Le vieil empire chérifien a changé
Le dualisme de l’économie marocaine, tant décrié, avait donc son pendant culturel et éducatif. Parallèlement à ces promotions annuelles de brillants technocrates revenus de l’étranger, le Maroc investit à peine dans l’éducation de masse. Il offre l’image d’un pays baroque, associant l’un des plus hauts taux d’analphabétisme dans le monde arabe à une brillante et abondante élite intellectuelle, tout comme il combine l’un des plus puissants secteurs bancaires africains avec un taux de pauvreté massif.

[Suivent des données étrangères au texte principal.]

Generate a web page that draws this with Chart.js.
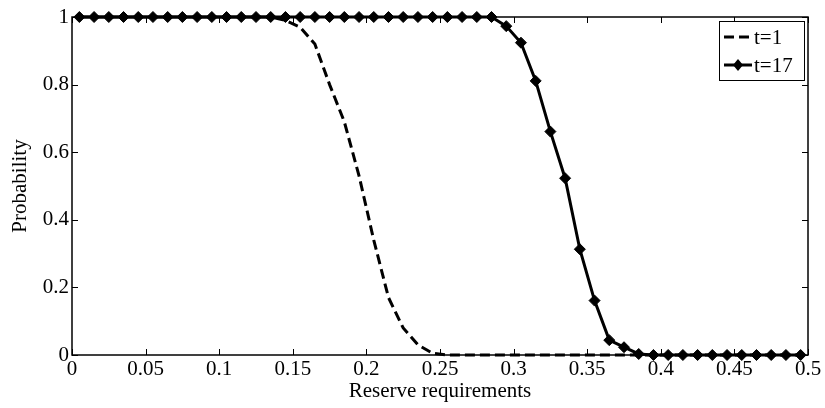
<!DOCTYPE html>
<html>
<head>
<meta charset="utf-8">
<script src="https://cdn.jsdelivr.net/npm/chart.js@4/dist/chart.umd.min.js"></script>
<style>
  html, body { margin: 0; padding: 0; background: #fff; }
  #wrap { width: 825px; height: 408px; }
</style>
</head>
<body>
<div id="wrap"><canvas id="lineChart" width="825" height="408"></canvas></div>
<script>
"use strict";

// reserve requirement levels (x)
const reserve = [
	0.005, 0.015, 0.025, 0.035, 0.045, 0.055, 0.065, 0.075, 0.085, 0.095,
	0.105, 0.115, 0.125, 0.135, 0.145, 0.155, 0.165, 0.175, 0.185, 0.195,
	0.205, 0.215, 0.225, 0.235, 0.245, 0.255, 0.265, 0.275, 0.285, 0.295,
	0.305, 0.315, 0.325, 0.335, 0.345, 0.355, 0.365, 0.375, 0.385, 0.395,
	0.405, 0.415, 0.425, 0.435, 0.445, 0.455, 0.465, 0.475, 0.485, 0.495,
];

const probT1 = [
	1, 1, 1, 1, 1, 1, 1, 1, 1, 1,
	1, 1, 1, 1, 0.99, 0.97, 0.92, 0.8, 0.69, 0.53,
	0.34, 0.17, 0.08, 0.03, 0.005, 0, 0, 0, 0, 0,
	0, 0, 0, 0, 0, 0, 0, 0, 0, 0,
	0, 0, 0, 0, 0, 0, 0, 0, 0, 0,
];

const probT17 = [
	1, 1, 1, 1, 1, 1, 1, 1, 1, 1,
	1, 1, 1, 1, 1, 1, 1, 1, 1, 1,
	1, 1, 1, 1, 1, 1, 1, 1, 1, 0.973,
	0.924, 0.811, 0.661, 0.523, 0.313, 0.161, 0.044, 0.023, 0.003, 0,
	0, 0, 0, 0, 0, 0, 0, 0, 0, 0,
];

const xTicks = [0, 0.05, 0.1, 0.15, 0.2, 0.25, 0.3, 0.35, 0.4, 0.45, 0.5];
const yTicks = [0, 0.2, 0.4, 0.6, 0.8, 1];

const FONT = "'Liberation Serif', 'Times New Roman', serif";

const toPoints = (ys) => reserve.map((x, i) => ({ x: x, y: ys[i] }));

// MATLAB-like frame with inward ticks, plus the legend box
const framePlugin = {
	id: "frame",
	afterDatasetsDraw(chart) {
		const { ctx, chartArea: a, scales } = chart;
		const tl = 6;
		ctx.save();
		ctx.strokeStyle = "#000";
		ctx.lineWidth = 1.5;
		ctx.strokeRect(a.left, a.top, a.right - a.left, a.bottom - a.top);
		ctx.lineWidth = 1;
		ctx.beginPath();
		xTicks.forEach((v) => {
			const px = Math.round(scales.x.getPixelForValue(v)) + 0.5;
			ctx.moveTo(px, a.bottom);
			ctx.lineTo(px, a.bottom - tl);
			ctx.moveTo(px, a.top);
			ctx.lineTo(px, a.top + tl);
		});
		yTicks.forEach((v) => {
			const py = Math.round(scales.y.getPixelForValue(v)) + 0.5;
			ctx.moveTo(a.left, py);
			ctx.lineTo(a.left + tl, py);
			ctx.moveTo(a.right, py);
			ctx.lineTo(a.right - tl, py);
		});
		ctx.stroke();

		// legend
		const bx = 719, by = 21, bw = 85, bh = 59;
		ctx.fillStyle = "#fff";
		ctx.fillRect(bx, by, bw, bh);
		ctx.lineWidth = 1;
		ctx.strokeRect(bx + 0.5, by + 0.5, bw, bh);
		ctx.font = "21px " + FONT;
		ctx.textBaseline = "middle";
		ctx.textAlign = "left";
		chart.data.datasets.forEach((ds, i) => {
			const yy = by + 16 + i * 28;
			ctx.strokeStyle = "#000";
			ctx.lineWidth = 3;
			ctx.setLineDash(ds.borderDash || []);
			ctx.beginPath();
			ctx.moveTo(bx + 5, yy);
			ctx.lineTo(bx + 33, yy);
			ctx.stroke();
			ctx.setLineDash([]);
			if (ds.pointRadius > 0) {
				ctx.fillStyle = "#000";
				ctx.beginPath();
				ctx.moveTo(bx + 19, yy - 6);
				ctx.lineTo(bx + 24, yy);
				ctx.lineTo(bx + 19, yy + 6);
				ctx.lineTo(bx + 14, yy);
				ctx.closePath();
				ctx.fill();
			}
			ctx.fillStyle = "#000";
			ctx.fillText(ds.label, bx + 35, yy + 1);
		});
		ctx.restore();
	},
};

new Chart(document.getElementById("lineChart"), {
	type: "line",
	data: {
		datasets: [
			{
				label: "t=1",
				data: toPoints(probT1),
				borderColor: "#000",
				borderWidth: 3,
				borderDash: [10, 5],
				pointRadius: 0,
				tension: 0,
			},
			{
				label: "t=17",
				data: toPoints(probT17),
				borderColor: "#000",
				backgroundColor: "#000",
				borderWidth: 3,
				pointStyle: "rectRot",
				pointRadius: 5.5,
				pointBorderWidth: 1,
				tension: 0,
			},
		],
	},
	options: {
		responsive: false,
		animation: false,
		clip: false,
		layout: {
			padding: { left: 0, right: 17, top: 17, bottom: 0 },
		},
		plugins: {
			legend: { display: false },
			tooltip: { enabled: false },
		},
		scales: {
			x: {
				type: "linear",
				min: 0,
				max: 0.5,
				afterBuildTicks: (scale) => {
					scale.ticks = xTicks.map((v) => ({ value: v }));
				},
				afterFit: (scale) => {
					scale.height = 53;
				},
				grid: { display: false, drawTicks: false },
				border: { display: false },
				ticks: {
					color: "#000",
					padding: 2,
					maxRotation: 0,
					autoSkip: false,
					font: { family: FONT, size: 21 },
					callback: (value) => String(value),
				},
				title: {
					display: true,
					text: "Reserve requirements",
					color: "#000",
					padding: { top: 0, bottom: 6 },
					font: { family: FONT, size: 21, lineHeight: 1 },
				},
			},
			y: {
				min: 0,
				max: 1,
				afterBuildTicks: (scale) => {
					scale.ticks = yTicks.map((v) => ({ value: v }));
				},
				afterFit: (scale) => {
					scale.width = 72;
				},
				grid: { display: false, drawTicks: false },
				border: { display: false },
				ticks: {
					color: "#000",
					padding: 3,
					autoSkip: false,
					font: { family: FONT, size: 21 },
					callback: (value) => String(value),
				},
				title: {
					display: true,
					text: "Probability",
					color: "#000",
					padding: { top: 10, bottom: 0 },
					font: { family: FONT, size: 21, lineHeight: 1 },
				},
			},
		},
	},
	plugins: [framePlugin],
});
</script>
</body>
</html>
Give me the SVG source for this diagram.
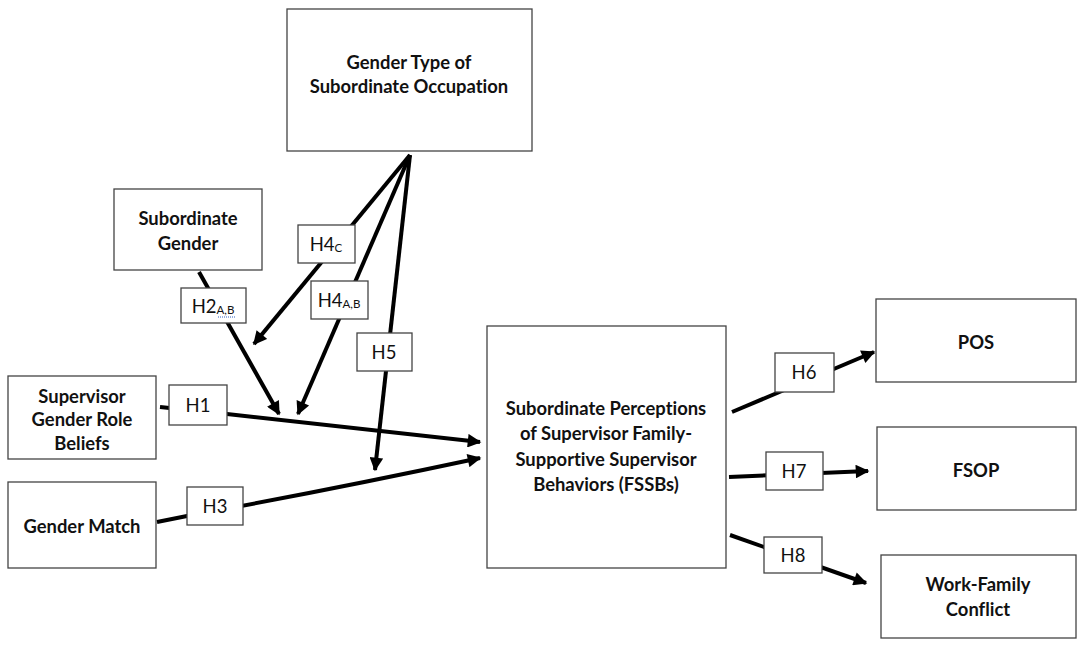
<svg xmlns="http://www.w3.org/2000/svg" width="1078" height="645" viewBox="0 0 1078 645">
<style>
.box{fill:#fff;stroke:#444;stroke-width:1.3}
.lbl{fill:#fff;stroke:#444;stroke-width:1.3}
.t{font-family:Lato,"Open Sans",sans-serif;font-weight:bold;font-size:18.4px;fill:#111;text-anchor:middle;dominant-baseline:central;font-variant-ligatures:none}
.h{font-family:Lato,"Open Sans",sans-serif;font-size:18.5px;fill:#111;text-anchor:middle;dominant-baseline:central}
.sub{font-size:11.5px}
.c{stroke:#000;stroke-width:4;fill:none}
</style>
<defs>
<marker id="ah" viewBox="0 0 10 10" refX="9" refY="5" markerWidth="4" markerHeight="3.4" orient="auto" markerUnits="strokeWidth">
<path d="M0,0 L10,5 L0,10 Z" fill="#000"/>
</marker>
</defs>
<rect width="1078" height="645" fill="#fff"/>
<g id="connectors">
<line class="c" x1="410" y1="155" x2="254" y2="344" marker-end="url(#ah)"/>
<line class="c" x1="410" y1="155" x2="298" y2="414" marker-end="url(#ah)"/>
<line class="c" x1="410" y1="155" x2="375" y2="470" marker-end="url(#ah)"/>
<line class="c" x1="199" y1="272" x2="279" y2="414" marker-end="url(#ah)"/>
<path class="c" d="M160,407 L227,414 L480,442" marker-end="url(#ah)"/>
<path class="c" d="M157,522 L187,516 Q330,490 480,458" marker-end="url(#ah)"/>
<line class="c" x1="732" y1="412" x2="874" y2="352" marker-end="url(#ah)"/>
<line class="c" x1="729" y1="477" x2="868" y2="471" marker-end="url(#ah)"/>
<line class="c" x1="730" y1="535" x2="866" y2="583" marker-end="url(#ah)"/>
</g>
<g id="n-gender-type">
<rect class="box" x="287" y="9" width="245" height="142"/>
<text class="t" x="409" y="62">Gender Type of</text>
<text class="t" x="409" y="86">Subordinate Occupation</text>
</g>
<g id="n-sub-gender">
<rect class="box" x="114" y="189" width="148" height="81"/>
<text class="t" x="188" y="218">Subordinate</text>
<text class="t" x="188" y="243">Gender</text>
</g>
<g id="n-sup-beliefs">
<rect class="box" x="8" y="376" width="148" height="83"/>
<text class="t" x="82" y="396">Supervisor</text>
<text class="t" x="82" y="419">Gender Role</text>
<text class="t" x="82" y="443">Beliefs</text>
</g>
<g id="n-gender-match">
<rect class="box" x="8" y="482" width="148" height="86"/>
<text class="t" x="82" y="526">Gender Match</text>
</g>
<g id="n-fssb">
<rect class="box" x="487" y="326" width="239" height="242"/>
<text class="t" x="606" y="408">Subordinate Perceptions</text>
<text class="t" x="606" y="433">of Supervisor Family-</text>
<text class="t" x="606" y="459">Supportive Supervisor</text>
<text class="t" x="606" y="484">Behaviors (FSSBs)</text>
</g>
<g id="n-pos">
<rect class="box" x="876" y="299" width="200" height="83"/>
<text class="t" x="976" y="342">POS</text>
</g>
<g id="n-fsop">
<rect class="box" x="877" y="427" width="199" height="83"/>
<text class="t" x="976" y="470">FSOP</text>
</g>
<g id="n-wfc">
<rect class="box" x="881" y="555" width="195" height="83"/>
<text class="t" x="978" y="584">Work-Family</text>
<text class="t" x="978" y="609">Conflict</text>
</g>
<g id="l-h4c">
<rect class="lbl" x="298" y="225" width="57" height="38"/>
<text class="h" x="326" y="244">H4<tspan class="sub" dy="3">C</tspan></text>
</g>
<g id="l-h4ab">
<rect class="lbl" x="311" y="281" width="57" height="38"/>
<text class="h" x="339" y="300">H4<tspan class="sub" dy="3">A,B</tspan></text>
</g>
<g id="l-h2ab">
<rect class="lbl" x="181" y="288" width="65" height="35"/>
<text class="h" x="213" y="306">H2<tspan class="sub" dy="3">A,B</tspan></text>
<line x1="218" y1="317" x2="235" y2="317" stroke="#3060c0" stroke-width="1" stroke-dasharray="1,1"/>
</g>
<g id="l-h5">
<rect class="lbl" x="357" y="333" width="55" height="38"/>
<text class="h" x="384" y="352">H5</text>
</g>
<g id="l-h1">
<rect class="lbl" x="169" y="385" width="58" height="40"/>
<text class="h" x="198" y="405">H1</text>
</g>
<g id="l-h3">
<rect class="lbl" x="187" y="487" width="56" height="38"/>
<text class="h" x="215" y="506">H3</text>
</g>
<g id="l-h6">
<rect class="lbl" x="775" y="353" width="59" height="39"/>
<text class="h" x="804" y="372">H6</text>
</g>
<g id="l-h7">
<rect class="lbl" x="766" y="452" width="57" height="38"/>
<text class="h" x="794" y="471">H7</text>
</g>
<g id="l-h8">
<rect class="lbl" x="764" y="537" width="58" height="36"/>
<text class="h" x="793" y="555">H8</text>
</g>
</svg>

Quant à la France, elle trouvait son avantage dans cet outsourcing des élites. Les diplômés marocains des grandes écoles françaises poursuivent, chez eux, le maintien d’une alliance économique et politique favorable aux deux bords. Mais quelque chose s’est grippé dans ce manège. Le vieil empire chérifien a changé. Malgré la multitude de barrières, de nouvelles catégories sociales ont intégré la voie qui mène aux grandes écoles. Ces étudiants ne reviendront pas au Maroc maintenir l’alliance. Pour une raison simple : ils n’ont pas de capital à faire fructifier. Ni postes ministériels ni direction d’offices publics ne les attendent à Rabat ou à Casablanca. Pis, ils savent que ces postes se déroberont devant leurs diplômes.
Talonnée par un FN relooké, la droite française manie pour sa part un populisme qui ne distingue plus les «bons» des «mauvais» Marocains. Inimaginable sous la Chiraquie, la circulaire de Claude Guéant manifeste le dépassement de la politique de copinage entre élites transméditerranéennes, au profit d’un poujadisme aveugle et électoraliste. Cette mesure est en train de créer une conscience politique chez les étudiants marocains des grandes écoles : polytechniciens ou normaliens, ils apprendront à être des émigrés, comme les ouvriers de Billancourt et les chômeurs de Villeurbanne. C’est un grand pas en avant pour les deux pays, que cette clarification.